◆ Task directions: Pictures do not belong in the copy; transcribe everything else in the records exactly.

◆ Extracted material:
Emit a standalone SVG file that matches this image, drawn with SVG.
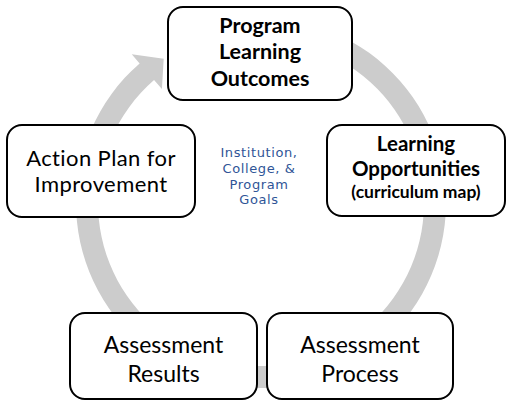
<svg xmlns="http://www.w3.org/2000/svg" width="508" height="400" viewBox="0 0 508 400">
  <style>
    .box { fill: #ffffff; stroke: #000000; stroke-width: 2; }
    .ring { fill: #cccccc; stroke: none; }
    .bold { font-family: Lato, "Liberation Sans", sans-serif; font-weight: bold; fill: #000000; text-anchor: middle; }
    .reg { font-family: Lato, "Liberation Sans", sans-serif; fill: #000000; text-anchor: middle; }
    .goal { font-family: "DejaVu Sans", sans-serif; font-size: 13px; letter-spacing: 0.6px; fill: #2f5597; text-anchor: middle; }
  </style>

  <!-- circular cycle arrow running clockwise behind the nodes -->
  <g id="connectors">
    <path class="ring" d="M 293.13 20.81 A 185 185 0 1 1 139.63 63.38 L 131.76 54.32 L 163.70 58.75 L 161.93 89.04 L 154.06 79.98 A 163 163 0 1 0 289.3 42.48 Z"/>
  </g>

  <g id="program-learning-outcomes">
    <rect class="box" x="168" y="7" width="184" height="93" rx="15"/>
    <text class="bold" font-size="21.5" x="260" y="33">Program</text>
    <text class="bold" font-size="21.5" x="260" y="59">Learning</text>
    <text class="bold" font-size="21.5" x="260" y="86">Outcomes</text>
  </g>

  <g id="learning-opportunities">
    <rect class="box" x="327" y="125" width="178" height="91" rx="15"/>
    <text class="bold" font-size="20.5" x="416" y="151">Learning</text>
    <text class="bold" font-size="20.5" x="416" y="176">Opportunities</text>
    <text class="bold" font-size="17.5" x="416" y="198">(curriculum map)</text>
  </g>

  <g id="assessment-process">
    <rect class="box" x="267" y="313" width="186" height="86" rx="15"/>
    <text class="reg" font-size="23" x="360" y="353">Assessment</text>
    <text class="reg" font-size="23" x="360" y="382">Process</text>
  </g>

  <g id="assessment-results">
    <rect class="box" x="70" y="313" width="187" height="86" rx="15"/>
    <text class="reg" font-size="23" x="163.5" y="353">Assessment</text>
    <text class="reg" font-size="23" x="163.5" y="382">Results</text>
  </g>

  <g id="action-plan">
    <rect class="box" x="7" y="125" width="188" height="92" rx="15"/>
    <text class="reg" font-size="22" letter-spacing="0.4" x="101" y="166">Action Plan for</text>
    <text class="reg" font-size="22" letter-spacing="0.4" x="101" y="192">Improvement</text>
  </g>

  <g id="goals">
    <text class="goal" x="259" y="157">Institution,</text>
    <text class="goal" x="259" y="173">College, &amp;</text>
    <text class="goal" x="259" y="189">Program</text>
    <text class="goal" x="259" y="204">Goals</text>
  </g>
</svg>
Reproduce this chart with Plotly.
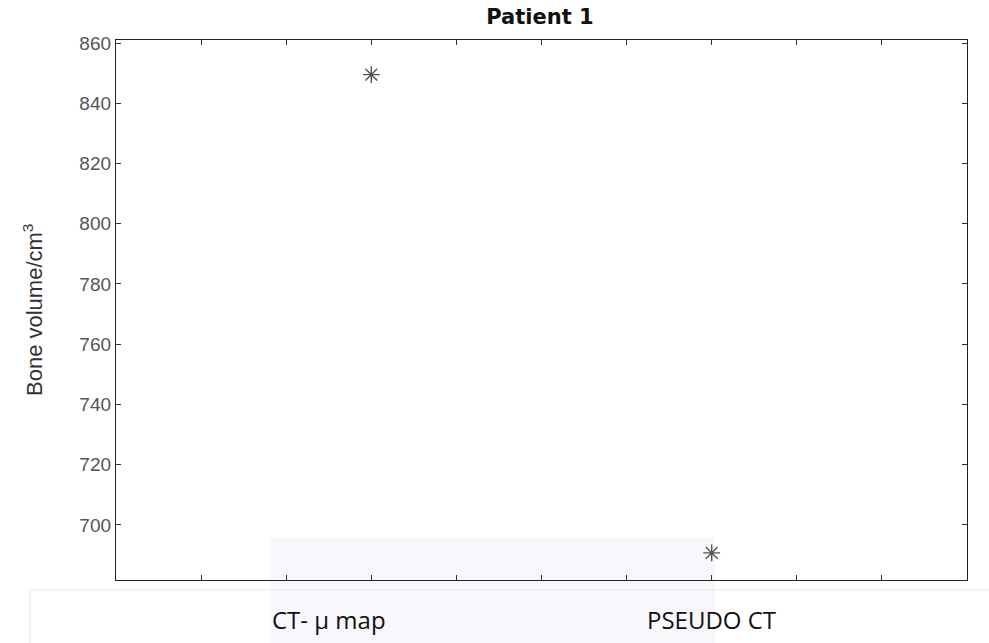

◆ Answer in full:
Emit a standalone SVG file that matches this image, drawn with SVG.
<svg xmlns="http://www.w3.org/2000/svg" width="508" height="400" viewBox="0 0 508 400">
  <style>
    .box { fill: #ffffff; stroke: #000000; stroke-width: 2; }
    .ring { fill: #cccccc; stroke: none; }
    .bold { font-family: Lato, "Liberation Sans", sans-serif; font-weight: bold; fill: #000000; text-anchor: middle; }
    .reg { font-family: Lato, "Liberation Sans", sans-serif; fill: #000000; text-anchor: middle; }
    .goal { font-family: "DejaVu Sans", sans-serif; font-size: 13px; letter-spacing: 0.6px; fill: #2f5597; text-anchor: middle; }
  </style>

  <!-- circular cycle arrow running clockwise behind the nodes -->
  <g id="connectors">
    <path class="ring" d="M 293.13 20.81 A 185 185 0 1 1 139.63 63.38 L 131.76 54.32 L 163.70 58.75 L 161.93 89.04 L 154.06 79.98 A 163 163 0 1 0 289.3 42.48 Z"/>
  </g>

  <g id="program-learning-outcomes">
    <rect class="box" x="168" y="7" width="184" height="93" rx="15"/>
    <text class="bold" font-size="21.5" x="260" y="33">Program</text>
    <text class="bold" font-size="21.5" x="260" y="59">Learning</text>
    <text class="bold" font-size="21.5" x="260" y="86">Outcomes</text>
  </g>

  <g id="learning-opportunities">
    <rect class="box" x="327" y="125" width="178" height="91" rx="15"/>
    <text class="bold" font-size="20.5" x="416" y="151">Learning</text>
    <text class="bold" font-size="20.5" x="416" y="176">Opportunities</text>
    <text class="bold" font-size="17.5" x="416" y="198">(curriculum map)</text>
  </g>

  <g id="assessment-process">
    <rect class="box" x="267" y="313" width="186" height="86" rx="15"/>
    <text class="reg" font-size="23" x="360" y="353">Assessment</text>
    <text class="reg" font-size="23" x="360" y="382">Process</text>
  </g>

  <g id="assessment-results">
    <rect class="box" x="70" y="313" width="187" height="86" rx="15"/>
    <text class="reg" font-size="23" x="163.5" y="353">Assessment</text>
    <text class="reg" font-size="23" x="163.5" y="382">Results</text>
  </g>

  <g id="action-plan">
    <rect class="box" x="7" y="125" width="188" height="92" rx="15"/>
    <text class="reg" font-size="22" letter-spacing="0.4" x="101" y="166">Action Plan for</text>
    <text class="reg" font-size="22" letter-spacing="0.4" x="101" y="192">Improvement</text>
  </g>

  <g id="goals">
    <text class="goal" x="259" y="157">Institution,</text>
    <text class="goal" x="259" y="173">College, &amp;</text>
    <text class="goal" x="259" y="189">Program</text>
    <text class="goal" x="259" y="204">Goals</text>
  </g>
</svg>
Reproduce this chart with Plotly.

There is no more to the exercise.